-- Begin SUPPLIED INFORMATION --
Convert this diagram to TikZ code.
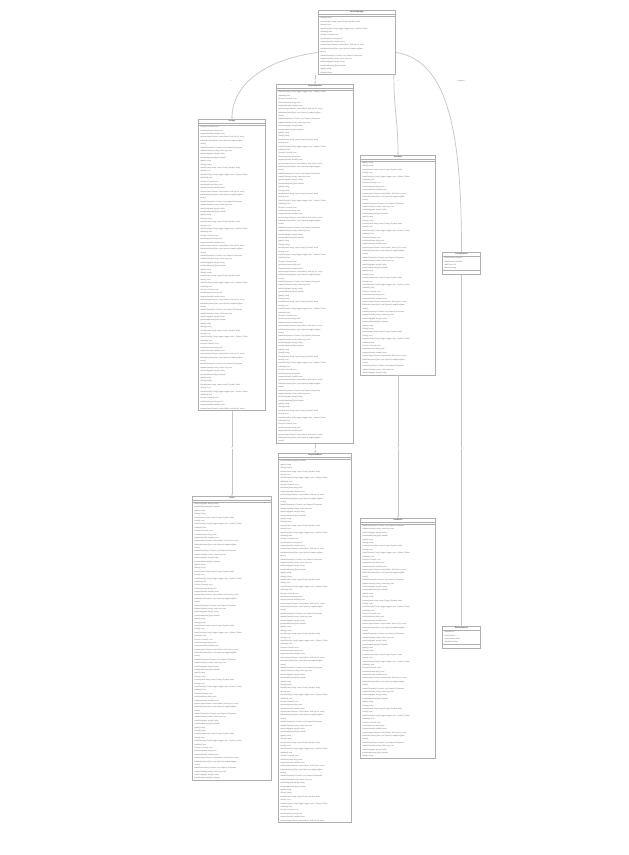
\documentclass[tikz,border=0pt]{standalone}
\usepackage{fontspec}
\setmainfont{Liberation Sans}
\usetikzlibrary{arrows.meta,positioning,shapes.multipart,calc}
\definecolor{ClassLine}{HTML}{B0B0B0}
\definecolor{EdgeLine}{HTML}{C4C4C4}
\definecolor{MemberText}{HTML}{6A6A6A}
\setlength{\parindent}{0pt}

% one member line out of a small pool
\newcommand\memline[1]{\ifcase#1\relax
  +getId() string\or
  +setName(name string) void\or
  +loadConfig(path string) Config\or
  +validate() bool\or
  +handleRequest(ctx Context, req Request) Response\or
  +close() error\or
  -buildIndex(items []Item, opts Options) map[string]Item\or
  +String() string\or
  +register(handler Handler) error\or
  -parseHeader(raw []byte) Header\or
  +Run(ctx Context) error\or
  +updateState(key string, value any) error\or
  +NewClient(cfg Config, logger Logger, opts ...Option) *Client\or
  +reset()\or
  -resolve(name string, scope Scope) (Symbol, bool)\or
  +process(input Stream, output Writer, limit int) (int, error)\fi}
\newcommand\memlines[2]{%
  \foreach \memi in {1,...,#1}{%
    \pgfmathtruncatemacro\memno{mod(\memi*7+#2,16)}%
    \memline{\memno}\par}}
\newcommand\classname[1]{{\centering\bfseries\color{black!75}#1\par}}

\begin{document}
\begin{tikzpicture}[
	x=1mm, y=-1mm,
	cls/.style={draw=ClassLine, line width=0.65mm, fill=white,
		rectangle split, rectangle split parts=3, anchor=north,
		text width=#1, inner xsep=1.5mm, inner ysep=0.8mm,
		font=\fontsize{5}{9.64}\selectfont, text=MemberText, align=left},
	rel/.style={draw=EdgeLine, line width=0.7mm, -{Latex[length=1.8mm,width=1.6mm]}},
	tag/.style={font=\fontsize{4.5}{5}\selectfont, text=MemberText, inner sep=0.3mm}
]
\useasboundingbox[fill=white] (0,0) rectangle (629,855);

% classes
\node[cls=74mm] (manager) at (357,10) {\classname{ServiceManager}\nodepart{two}\nodepart{three}\memlines{17}{0}};
\node[cls=64mm] (storage) at (232,119) {\classname{Storage}\nodepart{two}\nodepart{three}\memlines{84}{3}};
\node[cls=74mm] (handler) at (315,84) {\classname{RequestHandler}\nodepart{two}\nodepart{three}\memlines{104}{5}};
\node[cls=72mm] (sched) at (398,155) {\classname{Scheduler}\nodepart{two}\nodepart{three}\memlines{63}{9}};
\node[cls=35mm] (confopts) at (461.5,252) {\classname{ConfigOptions}\nodepart{two}
	+ReadTimeout Duration\par +WriteTimeout Duration\par +MaxConns int\par +BaseDir string\nodepart{three}\rule{0pt}{2.2mm}};
\node[cls=76mm] (cache) at (232,496) {\classname{Cache}\nodepart{two}\nodepart{three}\memlines{82}{11}};
\node[cls=70mm] (writer) at (315,453) {\classname{ResponseWriter}\nodepart{two}\nodepart{three}\memlines{107}{2}};
\node[cls=72mm] (worker) at (398,518) {\classname{JobWorker}\nodepart{two}\nodepart{three}\memlines{69}{13}};
\node[cls=35mm] (workopts) at (461.5,626) {\classname{WorkerOptions}\nodepart{two}
	+PoolSize int\par +RetryLimit int\par +QueueName string\par +Backoff Duration\nodepart{three}\rule{0pt}{2.2mm}};

% relations
\draw[rel] ($(manager.west)+(0,10)$) .. controls +(-60,8) and +(0,-30) .. (storage.north);
\draw[rel] (manager.south -| handler.north) -- (handler.north);
\draw[rel] ($(manager.south east)+(-2,0)$) .. controls +(0,35) and +(0,-35) .. (sched.north);
\draw[rel] ($(manager.east)+(0,10)$) .. controls +(55,8) and +(0,-110) .. (confopts.north);
\draw[rel] (storage.south) -- (cache.north);
\draw[rel] (handler.south) -- (writer.north);
\draw[rel] (sched.south) -- (worker.north);
\draw[rel] (confopts.south) -- (workopts.north);

% labels
\node[tag] (l1) at (231,81) {1};
\node[tag, fill=white] (l2) at (315,80) {1};
\node[tag] (l3) at (398,81) {1};
\node[tag] (l4) at (461,81) {configures};
\node[tag, fill=white] (l5) at (232,448) {1};
\node[tag, fill=white] (l6) at (315,449) {1};
\node[tag, fill=white] (l7) at (398,448) {1};
\node[tag, fill=white] (l8) at (462,448) {1};
\end{tikzpicture}
\end{document}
-- End SUPPLIED INFORMATION --
● WHAT THE TASK ASKS:
Copy the listing over exactly, skipping the pictures it holds.

● WRITTEN RESPONSE:
Convert this diagram to TikZ code.
\documentclass[tikz,border=0pt]{standalone}
\usepackage{fontspec}
\setmainfont{Liberation Sans}
\usetikzlibrary{arrows.meta,positioning,shapes.multipart,calc}
\definecolor{ClassLine}{HTML}{B0B0B0}
\definecolor{EdgeLine}{HTML}{C4C4C4}
\definecolor{MemberText}{HTML}{6A6A6A}
\setlength{\parindent}{0pt}

% one member line out of a small pool
\newcommand\memline[1]{\ifcase#1\relax
  +getId() string\or
  +setName(name string) void\or
  +loadConfig(path string) Config\or
  +validate() bool\or
  +handleRequest(ctx Context, req Request) Response\or
  +close() error\or
  -buildIndex(items []Item, opts Options) map[string]Item\or
  +String() string\or
  +register(handler Handler) error\or
  -parseHeader(raw []byte) Header\or
  +Run(ctx Context) error\or
  +updateState(key string, value any) error\or
  +NewClient(cfg Config, logger Logger, opts ...Option) *Client\or
  +reset()\or
  -resolve(name string, scope Scope) (Symbol, bool)\or
  +process(input Stream, output Writer, limit int) (int, error)\fi}
\newcommand\memlines[2]{%
  \foreach \memi in {1,...,#1}{%
    \pgfmathtruncatemacro\memno{mod(\memi*7+#2,16)}%
    \memline{\memno}\par}}
\newcommand\classname[1]{{\centering\bfseries\color{black!75}#1\par}}

\begin{document}
\begin{tikzpicture}[
	x=1mm, y=-1mm,
	cls/.style={draw=ClassLine, line width=0.65mm, fill=white,
		rectangle split, rectangle split parts=3, anchor=north,
		text width=#1, inner xsep=1.5mm, inner ysep=0.8mm,
		font=\fontsize{5}{9.64}\selectfont, text=MemberText, align=left},
	rel/.style={draw=EdgeLine, line width=0.7mm, -{Latex[length=1.8mm,width=1.6mm]}},
	tag/.style={font=\fontsize{4.5}{5}\selectfont, text=MemberText, inner sep=0.3mm}
]
\useasboundingbox[fill=white] (0,0) rectangle (629,855);

% classes
\node[cls=74mm] (manager) at (357,10) {\classname{ServiceManager}\nodepart{two}\nodepart{three}\memlines{17}{0}};
\node[cls=64mm] (storage) at (232,119) {\classname{Storage}\nodepart{two}\nodepart{three}\memlines{84}{3}};
\node[cls=74mm] (handler) at (315,84) {\classname{RequestHandler}\nodepart{two}\nodepart{three}\memlines{104}{5}};
\node[cls=72mm] (sched) at (398,155) {\classname{Scheduler}\nodepart{two}\nodepart{three}\memlines{63}{9}};
\node[cls=35mm] (confopts) at (461.5,252) {\classname{ConfigOptions}\nodepart{two}
	+ReadTimeout Duration\par +WriteTimeout Duration\par +MaxConns int\par +BaseDir string\nodepart{three}\rule{0pt}{2.2mm}};
\node[cls=76mm] (cache) at (232,496) {\classname{Cache}\nodepart{two}\nodepart{three}\memlines{82}{11}};
\node[cls=70mm] (writer) at (315,453) {\classname{ResponseWriter}\nodepart{two}\nodepart{three}\memlines{107}{2}};
\node[cls=72mm] (worker) at (398,518) {\classname{JobWorker}\nodepart{two}\nodepart{three}\memlines{69}{13}};
\node[cls=35mm] (workopts) at (461.5,626) {\classname{WorkerOptions}\nodepart{two}
	+PoolSize int\par +RetryLimit int\par +QueueName string\par +Backoff Duration\nodepart{three}\rule{0pt}{2.2mm}};

% relations
\draw[rel] ($(manager.west)+(0,10)$) .. controls +(-60,8) and +(0,-30) .. (storage.north);
\draw[rel] (manager.south -| handler.north) -- (handler.north);
\draw[rel] ($(manager.south east)+(-2,0)$) .. controls +(0,35) and +(0,-35) .. (sched.north);
\draw[rel] ($(manager.east)+(0,10)$) .. controls +(55,8) and +(0,-110) .. (confopts.north);
\draw[rel] (storage.south) -- (cache.north);
\draw[rel] (handler.south) -- (writer.north);
\draw[rel] (sched.south) -- (worker.north);
\draw[rel] (confopts.south) -- (workopts.north);

% labels
\node[tag] (l1) at (231,81) {1};
\node[tag, fill=white] (l2) at (315,80) {1};
\node[tag] (l3) at (398,81) {1};
\node[tag] (l4) at (461,81) {configures};
\node[tag, fill=white] (l5) at (232,448) {1};
\node[tag, fill=white] (l6) at (315,449) {1};
\node[tag, fill=white] (l7) at (398,448) {1};
\node[tag, fill=white] (l8) at (462,448) {1};
\end{tikzpicture}
\end{document}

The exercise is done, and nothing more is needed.